Astronomical surveys are the main source for discovery of astronomical objects and accumulation of observational data for further analysis, interpretation, and achieving scientific results. In 1940s-1950s Palomar Observatory Sky Survey (POSS, at present digitized as DSS1) gave more data that it was collected during the whole epoch of astronomical observations before. Similarly, Markarian Survey (or the First Byurakan Survey, FBS) was the first large-area spectroscopic survey resulting at low-dispersion spectra of 20,000,000 objects. Later on, many all-sky or large-area surveys appeared (POSS2 (DSS2), SDSS, etc.). Sloan Digital Sky Survey (SDSS) so far has provided the largest database (both photometric and spectroscopic) and SDSS-based virtual sky may be explored for new discoveries. CALIFA gives a new large set of spectra. Gaia and LSST are the next source for vast amount of information. Modern multiwavelength surveys include GOODS, COSMOS, GAMA, and others. The large amount of data requires new approaches to data reduction, management and analysis. We now deal with Big Data. Powerful computer technologies are required, including clusters and grids. Virtual Observatories (VOs) have been created to coordinate astronomers’ and computer scientists’ actions and help in accomplishment of complex research programs using all the accumulated data. International Virtual Observatory Alliance (IVOA) unifies 20 VO projects for joint efforts toward handling of Big Data and creation of an environment for more efficient research. The International Council of Scientific Unions (ICSU) has created World Data System (WDS) to unify data coming from different science fields for further possibility of exchange and new science projects.

Our meeting will contribute to the following:

  • Review and discuss large astronomical surveys to summarize observational data obtained in astronomy
  • Give tribute to Markarian Survey and other important surveys
  • Review and discuss astronomical catalogues, databases and archives
  • Learn about major current and upcoming surveys (including PanSTARRS, Gaia, and LSST)
  • Learn and discuss how large observational data sets are changing astronomy
  • Introduce tools and techniques for working with large data sets (including access, analysis, and visualization)
  • Discuss the future of astronomical research by joint efforts of astronomers and computer scientists
  • Benyamin Markarian (1913-1985) was the first to conduct and accomplish a large-area (17,000 sq. deg.) spectroscopic survey in 1965 to search for active galaxies. Markarian survey is until now the largest objective-prism spectroscopic survey, it was the first systematic search for active galaxies using a new method of UV-excess, it resulted in the discovery of 1515 UVX galaxies (Markarian galaxies), including many AGN and Starbursts, first classification of Seyferts into Sy1 and Sy2, and definition of Starburst galaxies. BAO is famous for other surveys as well: Arakelian and Kazarian galaxies, Shahbazian compact groups, Parsamian cometary nebulae and other objects also are well known. Byurakan is a right place for organization of such meeting.
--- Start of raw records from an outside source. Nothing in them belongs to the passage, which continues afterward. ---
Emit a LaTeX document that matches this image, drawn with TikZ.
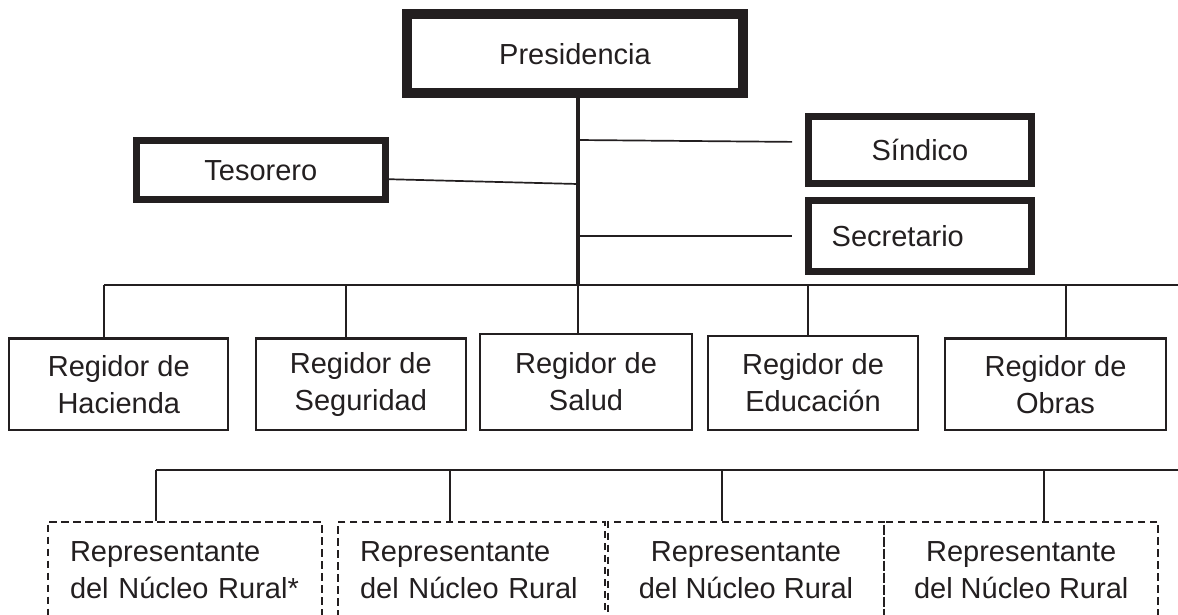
\documentclass[tikz,border=0pt]{standalone}
\usepackage{fontspec}
\setmainfont{Liberation Sans}
\usepackage{xcolor}
\definecolor{ink}{HTML}{231F20}
\usepackage{tikz}
\usetikzlibrary{calc,positioning}
\tikzset{
    every node/.style={font=\fontsize{29}{37}\selectfont, align=center, text=ink, inner sep=0},
    headbox/.style={draw=ink, line width=8.3, minimum width=338, minimum height=80.5},
    officebox/.style={draw=ink, line width=6.6, minimum width=223.4, minimum height=66.6},
    regbox/.style={draw=ink, line width=2.3, minimum height=91.7},
    repbox/.style={draw=ink, line width=2.3, dash pattern=on 7.5pt off 4.5pt, minimum width=274, minimum height=97},
    link/.style={draw=ink, line width=1.7},
    trunk/.style={draw=ink, line width=4.3}
}
\begin{document}
\begin{tikzpicture}[x=1pt, y=-1pt]
      \useasboundingbox (0,0) rectangle (1178,614);
      \clip (0,0) rectangle (1178,614);
      % top
      \node[headbox] (pres) at (575,53.8) {Presidencia};
      \draw[ink, line width=2.1] ([shift={(9,9)}]pres.north west) rectangle ([shift={(-9,-9)}]pres.south east);
      \node[officebox, minimum width=249, minimum height=59] (tes) at (260.8,170.2) {Tesorero};
      \node[officebox] (sin) at (920,150) {Síndico};
      \node[officebox, minimum height=71.4, inner xsep=23.4, text width=176.6, align=left] (sec) at (920,236) {Secretario};
      % regidores
      \node[regbox, minimum width=219] (hac) at (118.8,384.2) {Regidor de\\Hacienda};
      \node[regbox, minimum width=210.3] (seg) at (360.8,384.2) {Regidor de\\Seguridad};
      \node[regbox, minimum width=212, minimum height=96] (sal) at (586,382) {Regidor de\\Salud};
      \node[regbox, minimum width=210, minimum height=94] (edu) at (813,383) {Regidor de\\Educación};
      \node[regbox, minimum width=221] (obr) at (1055.5,384.2) {Regidor de\\Obras};
      % representantes
      \node[repbox, inner xsep=22.3, text width=229.4, align=left] (rep1) at (184.7,570.2) {Representante\\del Núcleo Rural*};
      \node[repbox, minimum width=267.3, inner xsep=22.3, text width=222.7, align=left] (rep2) at (471.4,570.2) {Representante\\del Núcleo Rural};
      \node[repbox, minimum width=276] (rep3) at (746,570.2) {Representante\\del Núcleo Rural};
      \node[repbox] (rep4) at (1021.2,570.2) {Representante\\del Núcleo Rural};

      % trunk and side offices
      \coordinate (hub) at (578,285);
      \coordinate (tTes) at (578,184);
      \coordinate (tSin) at (578,140);
      \coordinate (tSec) at (578,236);
      \draw[trunk] (pres.south -| hub) -- (hub);
      \draw[link] ([yshift=-9pt]tes.east) -- (tTes);
      \draw[link, shorten >=13] (tSin) -- ([yshift=8pt]sin.west);
      \draw[link, shorten >=13] (tSec) -- (sec.west);

      % upper bus
      \coordinate (b1) at (104,285);
      \coordinate (b2) at (346,285);
      \coordinate (b4) at (808,285);
      \coordinate (b5) at (1066,285);
      \coordinate (bEnd) at (1178,285);
      \draw[link] (b1) -- (bEnd);
      \foreach \b/\n in {b1/hac, b2/seg, hub/sal, b4/edu, b5/obr}
          \draw[link] (\b) -- (\b |- \n.north);

      % lower bus
      \coordinate (c1) at (156,470);
      \coordinate (c2) at (450,470);
      \coordinate (c3) at (722,470);
      \coordinate (c4) at (1044,470);
      \coordinate (cEnd) at (1178,470);
      \draw[link] (c1) -- (cEnd);
      \foreach \c/\n in {c1/rep1, c2/rep2, c3/rep3, c4/rep4}
          \draw[link] (\c) -- (\c |- \n.north);
\end{tikzpicture}
\end{document}
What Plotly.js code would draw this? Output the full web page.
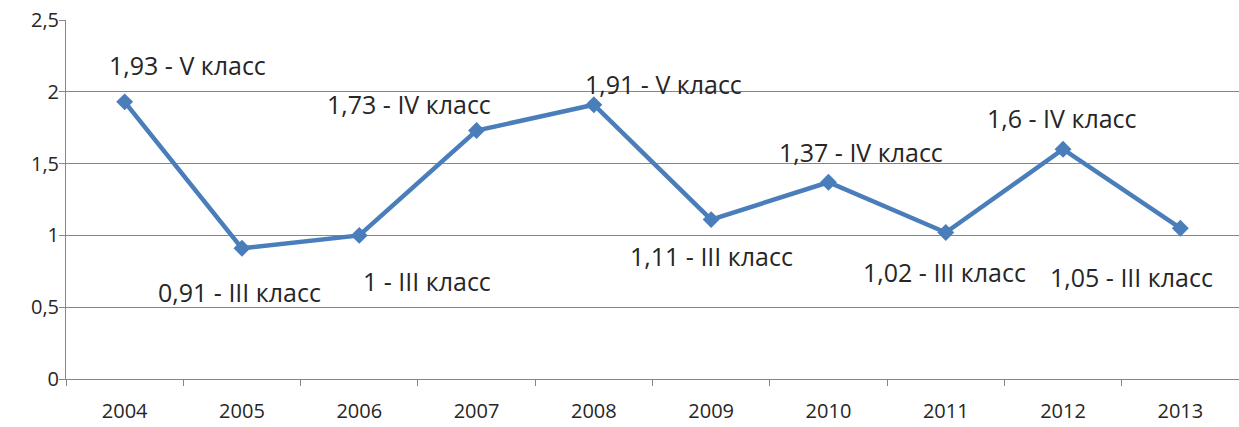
<!DOCTYPE html>
<html>
<head>
<meta charset="utf-8">
<script src="https://cdn.plot.ly/plotly-3.0.1.min.js"></script>
<style>html,body{margin:0;padding:0;background:#fff;}#chart{width:1239px;height:427px;}</style>
</head>
<body>
<div id="chart"></div>
<script>
const years = ['2004','2005','2006','2007','2008','2009','2010','2011','2012','2013'];
const values = [1.93, 0.91, 1.0, 1.73, 1.91, 1.11, 1.37, 1.02, 1.6, 1.05];
const valueLabels = ['1,93','0,91','1','1,73','1,91','1,11','1,37','1,02','1,6','1,05'];
const classes = ['V','III','III','IV','V','III','IV','III','IV','III'];
const yTickVals = [0, 0.5, 1, 1.5, 2, 2.5];
const yTickText = ['0','0,5','1','1,5','2','2,5'];

// label placement (pixel shifts relative to each point)
const labelShift = [[63,37],[-2,-44],[68,-46],[-68,27],[70,21],[0,-36],[33,30],[-1,-39],[-1,31],[-49,-49]];

const font = '"Open Sans", Lato, sans-serif';
const annotations = years.map((y, i) => ({
  x: i, y: values[i], xref: 'x', yref: 'y',
  text: valueLabels[i] + ' - ' + classes[i] + ' класс',
  showarrow: false,
  xshift: labelShift[i][0], yshift: labelShift[i][1],
  font: {family: font, size: 25, color: '#262626'}
}));

const trace = {
  x: years, y: values, type: 'scatter', mode: 'lines+markers',
  line: {color: '#4A7EBB', width: 4.5},
  marker: {symbol: 'diamond', size: 13, color: '#4A7EBB'},
  hoverinfo: 'x+y'
};

const layout = {
  width: 1239, height: 427,
  margin: {l: 66, r: 0, t: 20, b: 48},
  paper_bgcolor: '#fff', plot_bgcolor: '#fff',
  showlegend: false,
  font: {family: font, size: 20, color: '#262626'},
  xaxis: {
    type: 'category', tickson: 'boundaries', range: [-0.5, years.length - 0.5],
    autorange: false, tickangle: 0,
    ticks: 'outside', ticklen: 6, tickcolor: '#868686',
    showline: true, linecolor: '#868686', linewidth: 1,
    showgrid: false, zeroline: false, ticklabelstandoff: 14,
    tickfont: {family: font, size: 20, color: '#262626'}
  },
  yaxis: {
    range: [0, 2.5], autorange: false, tickvals: yTickVals, ticktext: yTickText,
    ticks: 'outside', ticklen: 6, tickcolor: '#868686',
    showline: true, linecolor: '#868686', linewidth: 1,
    showgrid: true, gridcolor: '#868686', gridwidth: 1,
    zeroline: false, ticklabelstandoff: -4,
    tickfont: {family: font, size: 20, color: '#262626'}
  },
  annotations: annotations
};

Plotly.newPlot('chart', [trace], layout, {displayModeBar: false, staticPlot: true});
</script>
</body>
</html>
    BAO is one of the main observational centers of the former Soviet Union and is an important observatory with modern facilities in the region. It was founded in 1946 by the outstanding Armenian scientists V. A. Ambartsumian (1908-1996) and is well known for its large spectroscopic surveys: the First and Second Byurakan Surveys (FBS and SBS), undertaken by B. E. Markarian (1913-1985) and colleagues. BAO hosts a number of medium-size optical telescopes, the most important being the 2.6m classical telescope and 1m Schmidt telescope. BAO holds the Digitized First Byurakan Survey (DFBS, or the Digitized Markarian survey), containing low-dispersion spectra of ~20,000,000 objects, which has been included in UNESCO “Memory of the World” documentary heritage list and which is the basis of the Armenian Virtual Observatory (ArVO), a member of the International Virtual Observatory Alliance (IVOA). BAO and Armenia host the IAU South West and Central Asian Regional Office of Astronomy for Development (SWCA ROAD) and support the development of astronomy in Armenia, Georgia, Iran, Kazakhstan, Tajikistan and Turkey.

    A number of important astronomical meetings have been organized in Armenia, mostly in BAO: 6 IAU Symposia and Colloquia; IAU Symposia: #29 in 1966 (Non-Stable Phenomena in Galaxies), #121 in 1986 (Observational Evidence of Activity in Galaxies), #137 in 1989 (Flare Stars in Star Clusters, Associations and Solar Vicinity), #194 in 1998 (Activity in Galaxies and Related Phenomena) and #304 in 2013 (Multiwavelength AGN Surveys and Studies), IAU Colloquium #184 in 2001 (AGN Surveys), as well as the European Annual Meeting JENAM was organized by BAO in Yerevan in 2007. The first international meeting on Communication with Extraterrestrial Intelligence (CETI) was organized in Byurakan in 1971. We have organized a UNESCO Conference “Astronomical Heritage of the Middle East” in 2017. BAO-ESO Summer School was organized in 1987. The Byurakan International Summer Schools (BISS) are being organized since 2006, and 6 successful schools have been held in 2006, 2008, 2010 (combined with the 32th IAU ISYA), 2012, 2016 and 2018. The 7th one will be held just before the ASBD-2, on 7-12 Sep 2020. Many other meetings and schools have been organized as well.

    The organizers offer a limited number of travel grants to support students and other participants, particularly from IAU South West and Central Asian Regional Office of Astronomy for Development (SWCA ROAD) member countries (Georgia, Iran, Turkey, Tajikistan, and Kazakhstan), as well as Russia and Ukraine.